The number of overweight or obese children has reached worrying levels, including in early childhood. In the UK, for example, more than a third of children are overweight or obese. These children are likely to remain obese into their adult life, with a higher chance of developing type 2 diabetes and cardiovascular diseases at a younger age.
Obesity and type 2 diabetes can be delayed or prevented through diet and exercise and a healthier lifestyle. Identifying those children at risk of developing these conditions is critical so that we can intervene early with nutritional and lifestyle changes.
A ground-breaking study called EarlyBird was set up to explore the biology of growing children, how metabolic disorders develop in childhood and their consequences in adulthood. I lead the Nestlé team that is involved in this research.
Our research shows that by monitoring children during crucial stages of their development, we can accurately identify those at risk of developing metabolic disorders, better understand how these diseases develop and hopefully, eventually intervene nutritionally to prevent the onset of these conditions.
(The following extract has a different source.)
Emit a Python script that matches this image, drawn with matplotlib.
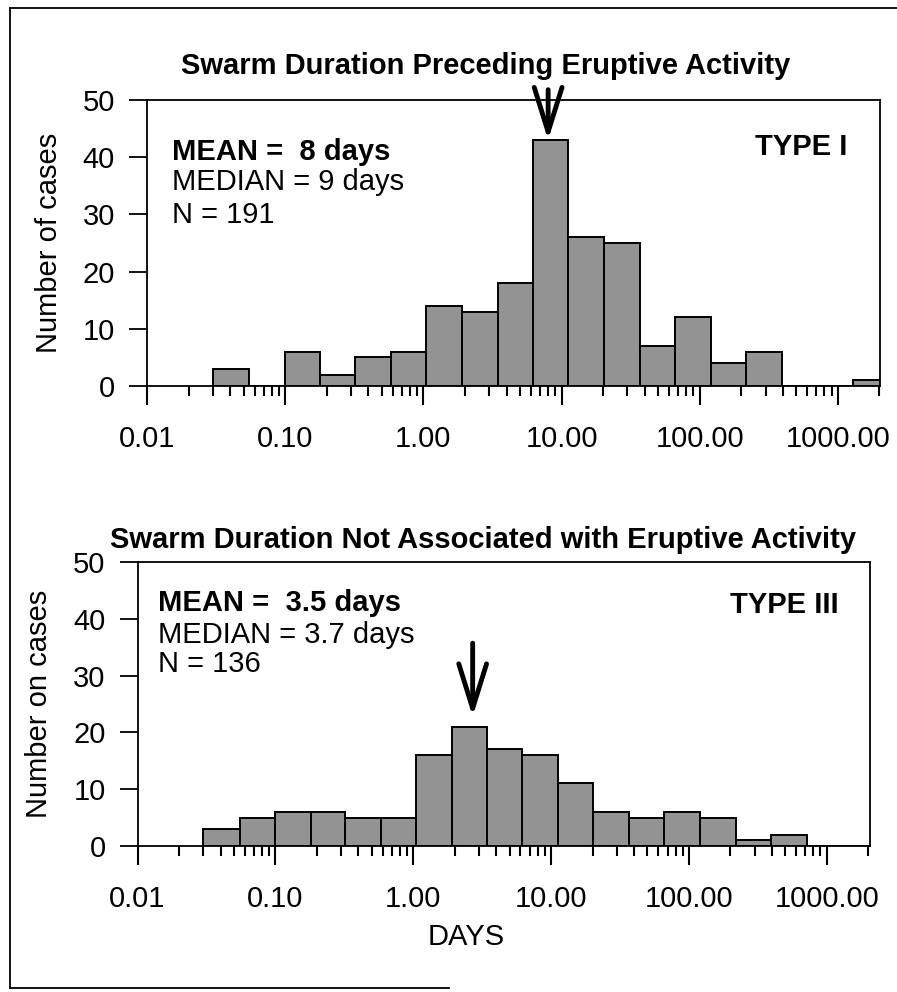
import numpy as np
import matplotlib
matplotlib.use("Agg")
import matplotlib.pyplot as plt
from matplotlib.lines import Line2D
from matplotlib.ticker import FixedLocator, FixedFormatter, LogLocator, NullFormatter

# bin edges in days (same log bins in both panels)
bin_edges = [0.030, 0.055, 0.099, 0.18, 0.32, 0.58, 1.05, 1.9, 3.45, 6.2,
             11.2, 20.3, 36.8, 66.5, 120, 218, 395, 715, 1290, 2340]

# Type I: swarms preceding eruptive activity
type1_counts = [3, 0, 6, 2, 5, 6, 14, 13, 18, 43, 26, 25, 7, 12, 4, 6, 0, 0, 1]
# Type III: swarms not associated with eruptions
type3_counts = [3, 5, 6, 6, 5, 5, 16, 21, 17, 16, 11, 6, 5, 6, 5, 1, 2, 0, 0]

xtick_vals = [0.01, 0.1, 1, 10, 100, 1000]
xtick_labels = ["0.01", "0.10", "1.00", "10.00", "100.00", "1000.00"]
ytick_vals = [0, 10, 20, 30, 40, 50]

arrow1 = (8.0, 43, 51.8)     # x, tip y, tail y
arrow3 = (2.7, 22.8, 35.7)

plt.rcParams['font.family'] = ['Liberation Sans', 'DejaVu Sans']
NARROW = ['Liberation Sans Narrow', 'Liberation Sans']
FS = 21

fig = plt.figure(figsize=(8.97, 9.92), dpi=100)
ax1 = fig.add_axes([0.1639, 0.6109, 0.8172, 0.2883])
ax3 = fig.add_axes([0.1533, 0.1472, 0.8166, 0.2863])

widths = np.diff(bin_edges)


def setup(ax, counts, xmax, ylabel):
    ax.bar(bin_edges[:-1], counts, width=widths, align='edge',
           color='#939393', edgecolor='black', linewidth=1.4, zorder=2)
    ax.set_xscale('log')
    ax.set_xlim(0.01, xmax)
    ax.set_ylim(0, 50)
    ax.xaxis.set_major_locator(FixedLocator(xtick_vals))
    ax.xaxis.set_major_formatter(FixedFormatter(xtick_labels))
    ax.xaxis.set_minor_locator(LogLocator(base=10, subs=np.arange(2, 10)))
    ax.xaxis.set_minor_formatter(NullFormatter())
    ax.set_yticks(ytick_vals)
    ax.tick_params(axis='x', which='major', direction='out', length=14,
                   width=1.5, pad=14, labelsize=FS)
    ax.tick_params(axis='x', which='minor', direction='out', length=7,
                   width=1.5)
    ax.tick_params(axis='y', direction='out', length=13, width=1.3,
                   pad=10, labelsize=FS)
    for lab in ax.get_xticklabels():
        lab.set_family(NARROW)
    for sp in ax.spines.values():
        sp.set_linewidth(1.3)
    ax.set_ylabel(ylabel, fontsize=FS)
    ax.yaxis.set_label_coords(-0.115, 0.5)


setup(ax1, type1_counts, 2020, "Number of cases")
setup(ax3, type3_counts, 2060, "Number on cases")

# stats text
ax1.text(0.034, 0.790, "MEAN =  8 days", transform=ax1.transAxes,
         fontsize=FS, fontweight='bold')
ax1.text(0.034, 0.685, "MEDIAN = 9 days", transform=ax1.transAxes, fontsize=FS)
ax1.text(0.034, 0.570, "N = 191", transform=ax1.transAxes, fontsize=FS)
ax1.text(0.955, 0.808, "TYPE I", transform=ax1.transAxes, fontsize=FS,
         fontweight='bold', ha='right')

ax3.text(0.028, 0.8285, "MEAN =  3.5 days", transform=ax3.transAxes,
         fontsize=FS, fontweight='bold')
ax3.text(0.028, 0.713, "MEDIAN = 3.7 days", transform=ax3.transAxes, fontsize=FS)
ax3.text(0.028, 0.613, "N = 136", transform=ax3.transAxes, fontsize=FS)
ax3.text(0.957, 0.819, "TYPE III", transform=ax3.transAxes, fontsize=FS,
         fontweight='bold', ha='right')

# arrows
for ax, (ax_x, tip, tail) in [(ax1, arrow1), (ax3, arrow3)]:
    ax.annotate("", xy=(ax_x, tip), xytext=(ax_x, tail),
                arrowprops=dict(arrowstyle='->,head_length=3.2,head_width=1.0',
                                lw=3.5, color='black', shrinkA=0, shrinkB=0,
                                mutation_scale=10),
                annotation_clip=False, zorder=5)

# titles and x label
fig.text(0.542, 0.925, "Swarm Duration Preceding Eruptive Activity",
         fontsize=FS, fontweight='bold', ha='center', va='baseline')
fig.text(0.539, 0.4476, "Swarm Duration Not Associated with Eruptive Activity",
         fontsize=FS, fontweight='bold', ha='center', va='baseline')
fig.text(0.52, 0.047, "DAYS", fontsize=FS, ha='center', va='baseline',
         family=NARROW)

# page frame from the scan
fig.add_artist(Line2D([0.011, 0.011], [0.004, 0.992], color='black', lw=1.3))
fig.add_artist(Line2D([0.011, 1.0], [0.992, 0.992], color='black', lw=1.3))
fig.add_artist(Line2D([0.011, 0.5], [0.004, 0.004], color='black', lw=1.3))

fig.savefig("out.png", dpi=100)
Each child is unique in terms of personality and everyday needs. Similarly, every child grows and develops differently, with specific metabolic requirements at each stage of their childhood. These differences are still not well understood. Only by understanding these different needs and challenges can we help children lead healthier lives.
Nutrition is key among these needs. Our research is making an important contribution to understanding how to provide the right nutrition at every stage of childhood. It will also help us to develop more personalised nutrition solutions for children with metabolic conditions. These solutions are often the best way to optimise healthy growth.
I bring my commitment and motivation as a parent into the science I do every day to generate a comprehensive view of metabolism and physiology from pre-puberty to adolescence.
With two children of my own, I worry whether they will grow normally to become healthy adults. So I am proud that our work is helping us to better understand these differences, and the opportunities they open up to better understand children’s metabolic and nutritional needs.
Using this knowledge to decipher what is crucial for healthy growth supports Nestlé’s 2030 ambition to help 50 million children lead healthier lives. It’s just one of the ways we at Nestlé are enhancing quality of life and contributing to a healthier future.
François-Pierre is a researcher in nutrition and metabolism at Nestlé Institute of Health Sciences.